La critica mossa dal ricorrente mira quindi, e con evidenza, a contrastare, e peraltro in maniera inammissibile, un accertamento in fatto compiuto dal giudice di merito, attività questa che non è consentita in sede di legittimità.

Quanto invece all’omessa ponderazione delle potenzialità del giardino, suscettibile a dire del ricorrente di sfruttamento anche ai sensi della L. n. 122 del 1989, valga osservare che anche in tal caso, a fronte di un accertamento in fatto operato dal giudice di appello, che ha ritenuto che mancava un’adeguata allegazione, anche di carattere tecnico, circa la fattibilità di un parcheggio interrato (reputando quindi adeguato l’incremento di valore dell’appartamento del quale il giardino era pertinenza), il ricorrente si limita a sollecitare l’espletamento di una CTU, laddove le stesse osservazioni del proprio consulente di parte (che è dato leggere tra i documenti prodotti nel fascicolo presentato unitamente al ricorso) si limitano a richiamare il testo della L. n. 122 del 1989, art. 9 senza in alcun modo fornire elementi per reputare fattibile dal punto di vista tecnico, e tenuto conto delle effettive dimensioni dell’area, un progetto di sfruttamento ai sensi della norma richiamata.

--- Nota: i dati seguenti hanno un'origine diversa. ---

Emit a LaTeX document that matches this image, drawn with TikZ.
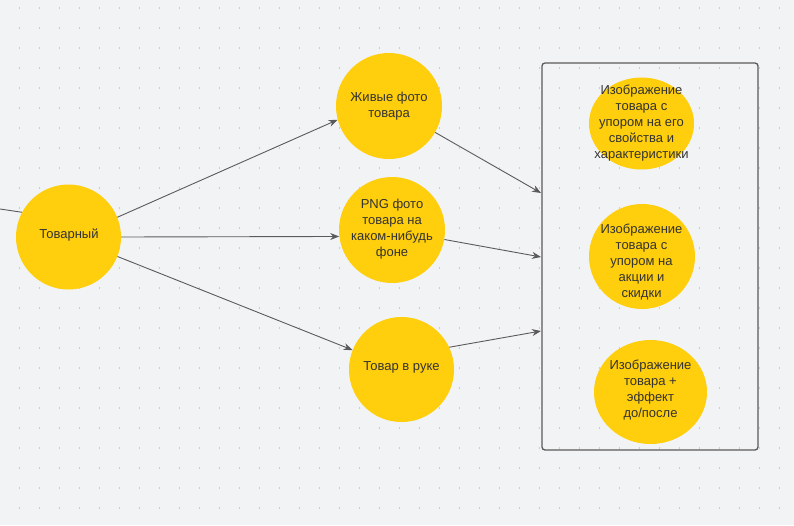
\documentclass[tikz,border=0pt]{standalone}
\usepackage{fontspec}
\setmainfont{Liberation Sans}
\usetikzlibrary{arrows.meta,shapes.geometric}
\definecolor{bg}{HTML}{F2F3F5}
\definecolor{dotc}{HTML}{A8A8A8}
\definecolor{yel}{HTML}{FFCE0C}
\definecolor{edge}{HTML}{5A5A5A}
\definecolor{txtc}{HTML}{333333}
\tikzset{
  bub/.style={ellipse, fill=yel, inner sep=0pt},
  txt/.style={align=center, font=\fontsize{13pt}{16pt}\selectfont, text=txtc, inner sep=0pt},
  arr/.style={draw=edge, line width=0.9pt, -{Stealth[length=9pt,width=7pt]}},
  plain/.style={draw=edge, line width=0.9pt},
  frame/.style={draw=edge, line width=1.3pt, rounded corners=3pt}
}
\begin{document}
\begin{tikzpicture}[x=1pt,y=-1pt]
\fill[bg] (0,0) rectangle (794,525);
\useasboundingbox (0,0) rectangle (794,525);
\foreach \i in {0,...,39}{
  \foreach \j in {0,...,25}{
    \fill[dotc] ({19.5+20*\i},{8+20*\j}) circle (0.6pt);
  }
}
% frame
\node[frame, minimum width=216pt, minimum height=387pt, inner sep=0pt] (box) at (650,256.5) {};
% bubbles
\node[bub, minimum width=105pt, minimum height=105pt] (tov) at (68.5,237) {};
\node[bub, minimum width=106pt, minimum height=106pt] (live) at (389,106) {};
\node[bub, minimum width=106pt, minimum height=106pt] (png) at (392,230) {};
\node[bub, minimum width=105pt, minimum height=105pt] (hand) at (401.5,369.5) {};
\node[bub, minimum width=105pt, minimum height=92pt] (i1) at (641.5,123.5) {};
\node[bub, minimum width=106pt, minimum height=105pt] (i2) at (642,256.5) {};
\node[bub, minimum width=113pt, minimum height=104pt] (i3) at (650.5,392) {};
% texts
\node[txt] at (69,235.5) {Товарный};
\node[txt] at (389,106) {Живые фото\\товара};
\node[txt] at (392,229) {PNG фото\\товара на\\каком-нибудь\\фоне};
\node[txt] at (401.5,367) {Товар в руке};
\node[txt] at (641.5,123) {Изображение\\товара с\\упором на его\\свойства и\\характеристики};
\node[txt] at (641.5,262.5) {Изображение\\товара с\\упором на\\акции и\\скидки};
\node[txt] at (650.5,390) {Изображение\\товара +\\эффект\\до/после};
% connectors
\coordinate (lft) at (0,209);
\coordinate (b1) at (541,193);
\coordinate (b2) at (541,257);
\coordinate (b3) at (541,331);
\draw[plain] (lft) -- (tov.152);
\draw[arr] (tov.22) -- (live.195);
\draw[arr] (tov.east) -- (png.187);
\draw[arr] (tov) -- (hand);
\draw[arr] (live) -- (b1);
\draw[arr] (png) -- (b2);
\draw[arr] (hand.25) -- (b3);
\end{tikzpicture}
\end{document}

Ne consegue che anche su tale punto il ricorso mira unicamente ad una rivisitazione dei fatti di causa, aspirando quindi a trasformare il giudizio di legittimità in un giudizio di merito di terza istanza.

Il ricorso deve pertanto essere rigettato.

Le spese seguono la soccombenza e si liquidano come da dispositivo.

Poichè il ricorso è stato proposto successivamente al 30 gennaio 2013 ed è rigettato, sussistono le condizioni per dare atto – ai sensi della L. 24 dicembre 2012, n. 228, art. 1, comma 17 (Disposizioni per la formazione del bilancio annuale e pluriennale dello Stato – Legge di stabilità 2013), che ha aggiunto al testo unico di cui al D.P.R. 30 maggio 2002, n. 115, art. 13, comma 1-quater – della sussistenza dell’obbligo di versamento, da parte del ricorrente, dell’ulteriore importo a titolo di contributo unificato pari a (-quello dovuto per la stessa impugnazione.

PQM

Rigetta il ricorso e condanna il ricorrente al rimborso delle spese in favore della controricorrente che liquida in complessivi Euro 4.200,00 di cui Euro 200,00 per esborsi, oltre spese generali pari al 15 % sui compensi, ed accessori come per legge;

Ai sensi del D.P.R. n. 115 del 2002, art. 13, comma 1 quater, inserito dalla L. n. 228 del 2012, art. 1, comma 17, dichiara la sussistenza dei presupposti per il versamento da parte del ricorrente del contributo unificato dovuto per il ricorso a norma dello stesso art. 13, art. 1 bis.

Così deciso in Roma, nella camera di consiglio, il 5 aprile 2019.